A review by crispymerola
Breaking Open the Head: A Psychedelic Journey Into the Heart of Contemporary Shamanism by Daniel Pinchbeck

funny medium-paced

2.0

An accidentally brilliant experience - a tome of spastic babbles, laden with unintentional sexism and xenophobia, which manages to say nothing about the world and everything about its author. 

Homeboy is so self absorbed. He, a wise white boy, spends half the book critiquing western society for its ignorance and condescension towards other cultures, while consistently displaying the same carelessness in his writings.
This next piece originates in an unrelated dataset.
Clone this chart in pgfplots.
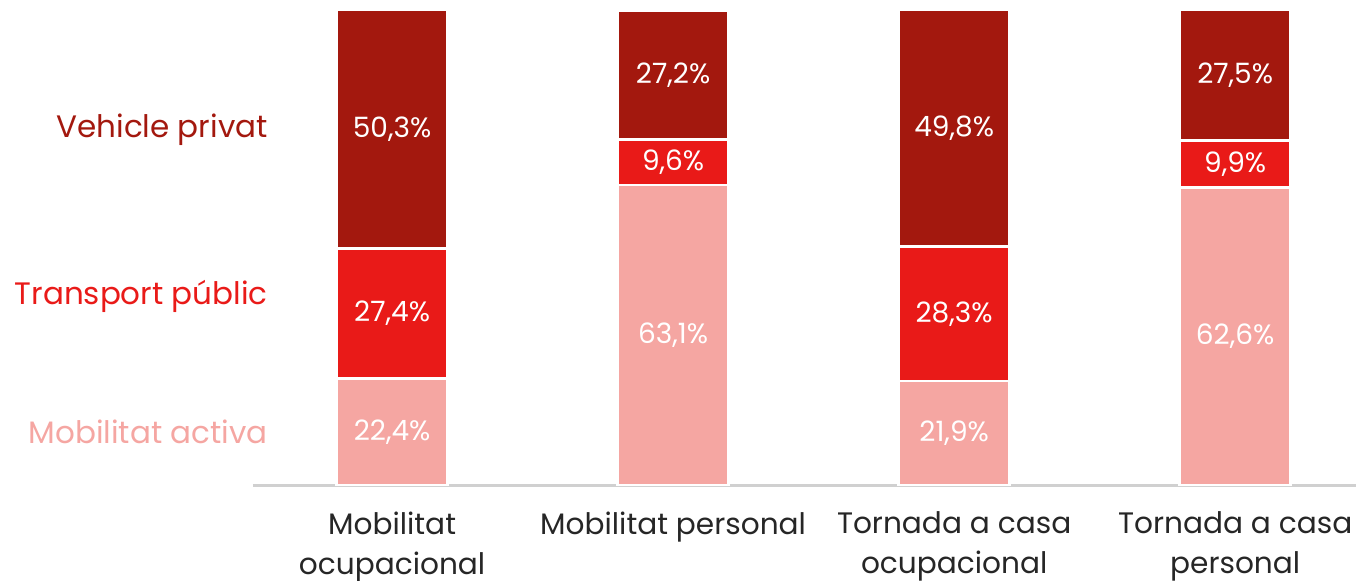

He visits Huatla in Mexico, describing the town as a "Third World backwater," "rough, functional, and ugly," "the smell of cheap gasoline hung in the air," his hotel was "plain, concrete-walled, with a septic smell."

Instead of charting various shamanic practices, as the title of the book suggests, Pinchbeck decides to spend the book tripping balls on whatever he can find, cobbling together images and puddle-deep insights from his journeys to bestow upon the reader. Across the 300-ish pages of the book, we witness his writings grow more disconnected, arrogant, self-righteous, irrational - and entertaining. 

There's no knowledge to be found here. But, if you want to watch a man zap the shit out of his mind and see the effect this has on his prose and ability to structure a book - you're in for a trip.